Doch der Reihe nach: Worum soll es in dem Film gehen? Zentrale Figur ist Ex-Feldwebel Georges Duroy (Die Aussprache dieses Namens muss man sich in gehauchter, lasziver Art vorstellen, damit er dem Label „Bel Ami“ gerecht wird). Nach zwei Jahren Militärdienst im nördlichen Afrika kommt er nach Paris zurück, lebt dort arm wie die Maus in der Kirche und ist dementsprechend ein massentauglicher Niemand. Sein erklärtes Ziel ist es, diesem schmutzigen, engen Nest zu entkommen. Dabei verfährt er nach dem Motto: „Erst kommt das Fressen, dann die Moral.“ Will heißen: Werte, Prinzipien, Überzeugungen kommen in dem Weltbild des Georges Duroy nicht vor. Auf dem Weg nach oben verfährt er nach eher weibischer Manier: Erst lässt er sich durch einflussreiche Ex-Kampfgefährten in die feine Gesellschaft einführen, schlüpft mit deren finanzielle Hilfe in feine Abendrobe und kommt in den Genuss delikater Bissen. Im zweiten Schritt nimmt er sich dann deren Frauen vor. Wie sagt Uma Thurman als Madame Forestier so treffend: „Die Frauen sind die wahren Mächtigen.“ Recht hat sie. Sie allein sind es, die ihm seinen Platz in der hauptstädtischen Schickeria sichern, weil sie ihn als „Bel Ami-Augenschmaus“ gern vor, unter und auf sich haben.
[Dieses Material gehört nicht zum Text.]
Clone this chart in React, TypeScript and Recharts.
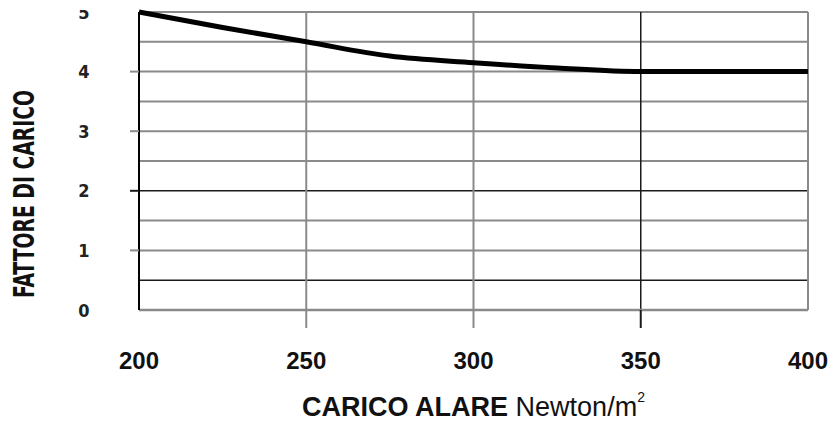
import { Label, Line, LineChart, ReferenceLine, XAxis, YAxis } from "recharts"

// carico alare (N/m²) vs fattore di carico
const wingLoad = [200, 225, 250, 275, 300, 325, 350, 375, 400]
const loadFactor = [5.0, 4.74, 4.5, 4.26, 4.15, 4.06, 4.0, 4.0, 4.0]

const xTicks = [200, 250, 300, 350, 400]
const yTicks = [0, 1, 2, 3, 4, 5]
const hGrid = [0.5, 1, 1.5, 2, 2.5, 3, 3.5, 4, 4.5, 5]
const vGrid = [250, 300, 350, 400]
const darkLines = [0.5, 2, 350]

const xTitle = "CARICO ALARE"
const xUnit = "Newton/m"
const yTitle = "FATTORE DI CARICO"

const data = wingLoad.map((x, i) => ({ x, y: loadFactor[i] }))

const sans = "'Liberation Sans', Arial, sans-serif"
const narrow = "'Liberation Sans Narrow', 'DejaVu Sans Condensed', 'Liberation Sans', sans-serif"
const gray = "#8a8a8a"

function gridStroke(v: number) {
  return darkLines.includes(v) ? "#1a1a1a" : gray
}

function XTick({ x, y, payload }: any) {
  const v = payload.value
  const inner = v !== xTicks[0] && v !== xTicks[xTicks.length - 1]
  return (
    <g>
      {inner && <line x1={x} x2={x} y1={y} y2={y + 18} stroke={gridStroke(v)} strokeWidth={2} />}
      <text x={x} y={y + 59} textAnchor="middle" fontSize={24} fontWeight="bold" fill="#111" fontFamily={sans}>
        {v}
      </text>
    </g>
  )
}

function YTick({ x, y, payload }: any) {
  const v = payload.value
  const hasMark = v > 0 && v < 5
  const text = (
    <text x={x - 55} y={y + 6.5} textAnchor="middle" fontSize={18} fontWeight="bold" fill="#222" fontFamily={narrow}>
      {v}
    </text>
  )
  return (
    <g>
      {hasMark && <line x1={x - 9} x2={x} y1={y} y2={y} stroke={gridStroke(v)} strokeWidth={2} />}
      {v === 5 ? (
        <>
          <defs>
            <clipPath id="top-cut">
              <rect x={x - 80} y={y - 2} width={60} height={20} />
            </clipPath>
          </defs>
          <g clipPath="url(#top-cut)">{text}</g>
        </>
      ) : (
        text
      )}
    </g>
  )
}

function YTitle({ viewBox }: any) {
  const cx = viewBox.x + 24
  const cy = viewBox.y + 182
  return (
    <text
      x={cx}
      y={cy}
      transform={`rotate(-90 ${cx} ${cy})`}
      textAnchor="middle"
      dominantBaseline="central"
      fontSize={28}
      fontWeight="bold"
      fill="#111"
      fontFamily={narrow}
      textLength={208}
      lengthAdjust="spacingAndGlyphs"
    >
      {yTitle}
    </text>
  )
}

function XTitle({ viewBox }: any) {
  return (
    <text
      x={viewBox.x + viewBox.width / 2}
      y={viewBox.y + 106}
      textAnchor="middle"
      fontSize={27}
      fill="#111"
      fontFamily={sans}
    >
      <tspan fontWeight="bold">{xTitle} </tspan>
      <tspan>{xUnit}</tspan>
      <tspan fontSize={14} dy={-14}>2</tspan>
    </text>
  )
}

export default function App() {
  return (
    <div
      style={{
        position: "absolute",
        top: 0,
        left: 0,
        width: 831,
        height: 424,
        overflow: "hidden",
        background: "#fff",
      }}
    >
      <LineChart width={831} height={424} data={data} margin={{ top: 12, right: 23, bottom: 0, left: 0 }}>
        <XAxis
          dataKey="x"
          type="number"
          domain={[200, 400]}
          ticks={xTicks}
          interval={0}
          height={114}
          tickSize={0}
          tickMargin={0}
          tickLine={false}
          tick={<XTick />}
          axisLine={{ stroke: gray, strokeWidth: 2.5 }}
        >
          <Label content={<XTitle />} />
        </XAxis>
        <YAxis
          type="number"
          domain={[0, 5]}
          ticks={yTicks}
          interval={0}
          width={139}
          tickSize={0}
          tickMargin={0}
          tickLine={false}
          tick={<YTick />}
          axisLine={{ stroke: "#000", strokeWidth: 2 }}
        >
          <Label content={<YTitle />} />
        </YAxis>
        {hGrid.map((v) => (
          <ReferenceLine key={`h${v}`} y={v} stroke={gridStroke(v)} strokeWidth={darkLines.includes(v) ? 1.5 : 2} />
        ))}
        {vGrid.map((v) => (
          <ReferenceLine key={`v${v}`} x={v} stroke={gridStroke(v)} strokeWidth={darkLines.includes(v) ? 1.5 : 2} />
        ))}
        <Line
          type="monotone"
          dataKey="y"
          stroke="#000"
          strokeWidth={5}
          dot={false}
          isAnimationActive={false}
        />
      </LineChart>
    </div>
  )
}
Das männliche Geschlecht hingegen hat schnell genug von ihm und seiner Unfähigkeit. Weder verfügt er über die Fähigkeit seinen Job bei der Zeitung ordentlich zu bewältigen noch in den männlichen Zirkeln auf Augenhöhe mitzudiskutieren. Sein Kapital ist ein anderes: sein Schönling-Dasein. Wenigstens ist Georges klug und skrupellos genug, die Macht in diesem Potenzial nicht zu verkennen, sondern zu nutzen…
„Bel Ami“ basiert auf dem 1885 erschienen Roman von Guy de Maupassants. Darin kritisiert er die Pariser Gesellschaft, indem er an dem Emporkömmling und Karrieristen Duroy die Verfilzung von Politik und Ökonomie, von Medien und Privatleben zeigt. Es hätte eine glamouröse und sarkastische Gesellschaftskomödie über die Heuchelei und Selbstfixiertheit als Parameter des bürgerlichen Pariser Zeitalters werden können. Glamourös sind hier allenfalls die Spitzenbordüren und die Fayence-Teller, die von dröhnender Musik untermalt werden.
Tragisch und wenig sarkastisch ist, dass Bel Ami keinerlei Fallhöhe besitzt, von Qualität und Gehalt ganz zu schweigen. Anstatt die Korrumpiertheit und das Machtstreben der Elite zu betrachten, reiht sich eine Bettszene, ausgestattet mit einer lasziv in Bettlaken gehüllten Geliebte sowie dem nackigen Robert Pattinson an die nächste. So verkommt Maupassants präzise Gesellschaftssatire zu einer Art Liebesklamauk mit gebrochenen Weiberherzen.
Doch das Tragischte an dieser Filmtragödie ist der Protagonist selbst: Robert Pattinsons Aufgabe war es das nette Vampir-Image abzulegen und den egoistischen, manipulativen, rücksichtslosen Karrieristen zu geben. Das versucht er stümperhaft durch ein kurioses Mienenspiel, mit dem er die Nominierung für den Golden Raspberry Award schon sicher haben dürfte: Pattinson verzieht regelmäßig in verschiedenen Richtungen den Mund, lässt die Oberlippe vibrieren oder versucht sich im Zähnefletschen. Das wird schon recht bald zu einem kaum erträglichen, affektierten Manierismus.
Zu allem Übel ist der wollüstige Pattinson-Don Giovanni auch noch in jeder einzelnen Szene zu sehen, und allein seine schwache Vorstellung könnte den Film schon verderben. Da die ganze Inszenierung von Declan Donnellan und Nick Ormerod aber ein einziges Desaster ist, reicht es aus, Pattinson auf das zu reduzieren, was er ist: ein Hollywood-Schönling, der es mal wieder nicht geschafft hat, sein Beau-Image abzulegen. Aber er ist ja noch jung. So wie es mein Popcorn war, als ich von Öde getrieben, den Kinosaal eigentlich verlassen wollte.